■ TASK PROMPT
Write out the material exactly, without any of its pictures.

■ GIVEN DATA
++++++
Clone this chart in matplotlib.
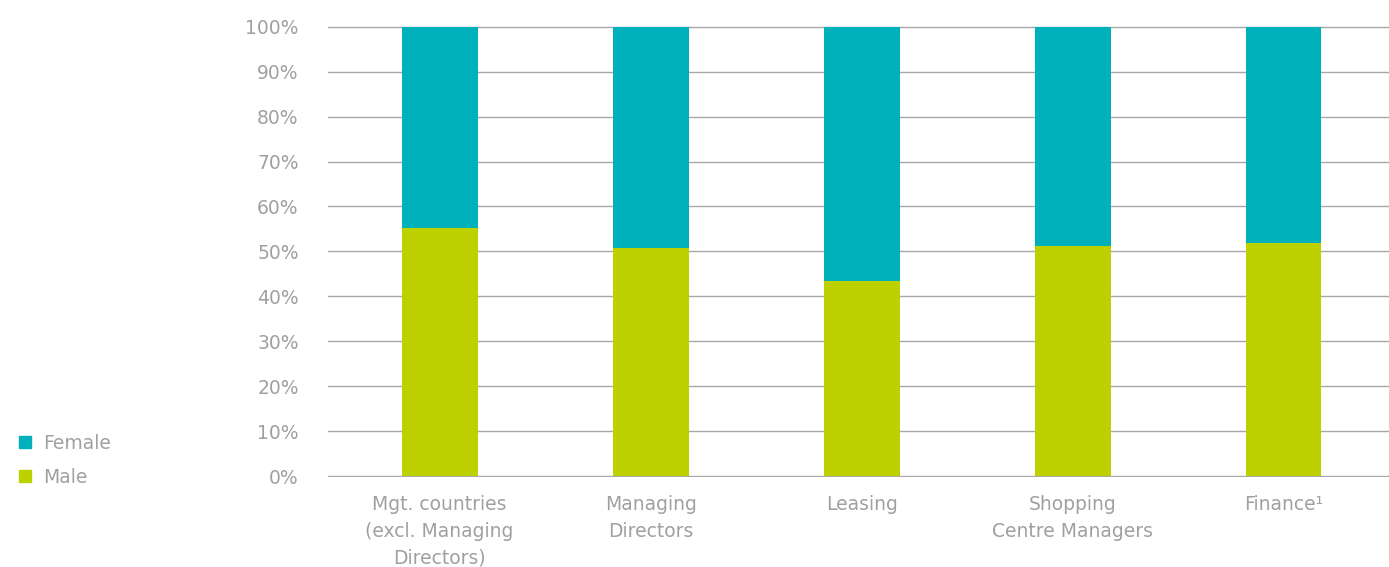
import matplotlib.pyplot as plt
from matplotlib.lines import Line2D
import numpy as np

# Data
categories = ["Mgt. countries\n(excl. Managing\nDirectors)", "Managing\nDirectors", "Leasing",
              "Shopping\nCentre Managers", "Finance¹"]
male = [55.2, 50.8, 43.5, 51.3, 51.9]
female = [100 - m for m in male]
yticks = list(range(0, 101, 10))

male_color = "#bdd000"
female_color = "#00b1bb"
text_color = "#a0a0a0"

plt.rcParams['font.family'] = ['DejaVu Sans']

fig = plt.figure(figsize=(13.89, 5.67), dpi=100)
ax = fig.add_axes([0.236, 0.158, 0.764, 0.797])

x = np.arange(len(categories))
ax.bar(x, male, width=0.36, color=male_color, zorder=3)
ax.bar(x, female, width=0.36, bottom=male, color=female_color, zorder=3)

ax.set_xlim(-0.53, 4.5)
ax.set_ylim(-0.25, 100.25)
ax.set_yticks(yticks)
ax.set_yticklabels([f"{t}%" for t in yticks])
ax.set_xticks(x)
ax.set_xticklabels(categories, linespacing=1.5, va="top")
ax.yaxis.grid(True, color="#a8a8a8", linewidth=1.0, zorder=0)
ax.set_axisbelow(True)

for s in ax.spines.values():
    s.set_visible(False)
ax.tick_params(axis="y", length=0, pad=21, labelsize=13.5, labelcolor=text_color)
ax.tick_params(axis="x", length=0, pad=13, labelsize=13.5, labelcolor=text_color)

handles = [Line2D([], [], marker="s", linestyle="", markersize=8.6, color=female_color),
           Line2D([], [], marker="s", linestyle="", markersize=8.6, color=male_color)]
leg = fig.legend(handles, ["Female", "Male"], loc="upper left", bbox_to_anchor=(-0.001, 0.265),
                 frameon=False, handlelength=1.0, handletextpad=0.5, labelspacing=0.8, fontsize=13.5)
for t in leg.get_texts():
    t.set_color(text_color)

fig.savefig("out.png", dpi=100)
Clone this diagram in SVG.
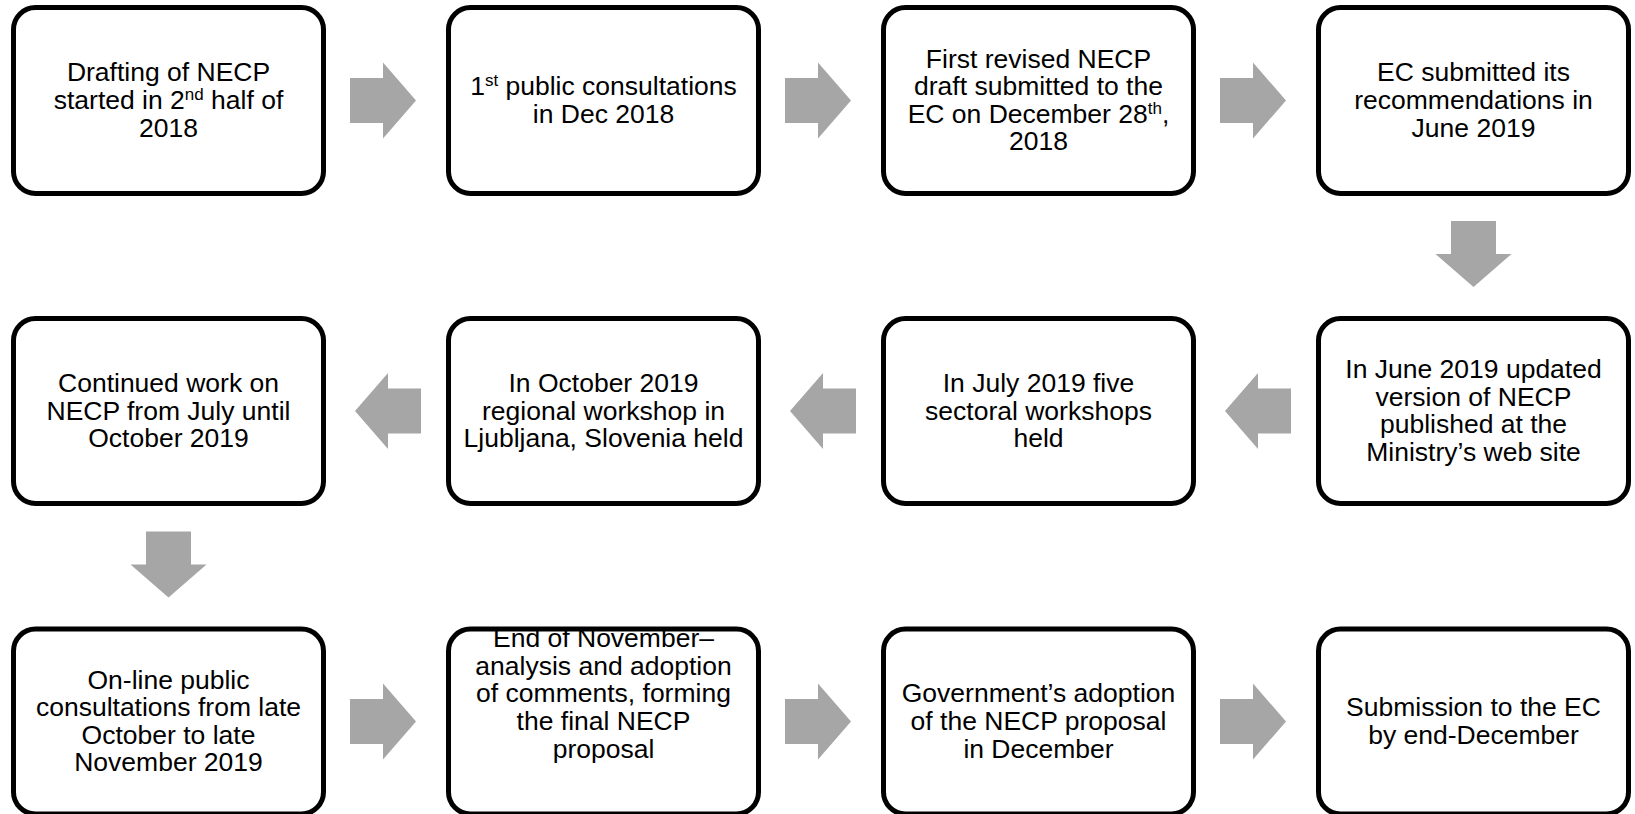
++++++
■ EXERCISE SOLUTION
Clone this chart in matplotlib.
import matplotlib.pyplot as plt
from matplotlib.lines import Line2D
import numpy as np

# Data
categories = ["Mgt. countries\n(excl. Managing\nDirectors)", "Managing\nDirectors", "Leasing",
              "Shopping\nCentre Managers", "Finance¹"]
male = [55.2, 50.8, 43.5, 51.3, 51.9]
female = [100 - m for m in male]
yticks = list(range(0, 101, 10))

male_color = "#bdd000"
female_color = "#00b1bb"
text_color = "#a0a0a0"

plt.rcParams['font.family'] = ['DejaVu Sans']

fig = plt.figure(figsize=(13.89, 5.67), dpi=100)
ax = fig.add_axes([0.236, 0.158, 0.764, 0.797])

x = np.arange(len(categories))
ax.bar(x, male, width=0.36, color=male_color, zorder=3)
ax.bar(x, female, width=0.36, bottom=male, color=female_color, zorder=3)

ax.set_xlim(-0.53, 4.5)
ax.set_ylim(-0.25, 100.25)
ax.set_yticks(yticks)
ax.set_yticklabels([f"{t}%" for t in yticks])
ax.set_xticks(x)
ax.set_xticklabels(categories, linespacing=1.5, va="top")
ax.yaxis.grid(True, color="#a8a8a8", linewidth=1.0, zorder=0)
ax.set_axisbelow(True)

for s in ax.spines.values():
    s.set_visible(False)
ax.tick_params(axis="y", length=0, pad=21, labelsize=13.5, labelcolor=text_color)
ax.tick_params(axis="x", length=0, pad=13, labelsize=13.5, labelcolor=text_color)

handles = [Line2D([], [], marker="s", linestyle="", markersize=8.6, color=female_color),
           Line2D([], [], marker="s", linestyle="", markersize=8.6, color=male_color)]
leg = fig.legend(handles, ["Female", "Male"], loc="upper left", bbox_to_anchor=(-0.001, 0.265),
                 frameon=False, handlelength=1.0, handletextpad=0.5, labelspacing=0.8, fontsize=13.5)
for t in leg.get_texts():
    t.set_color(text_color)

fig.savefig("out.png", dpi=100)
Clone this diagram in SVG.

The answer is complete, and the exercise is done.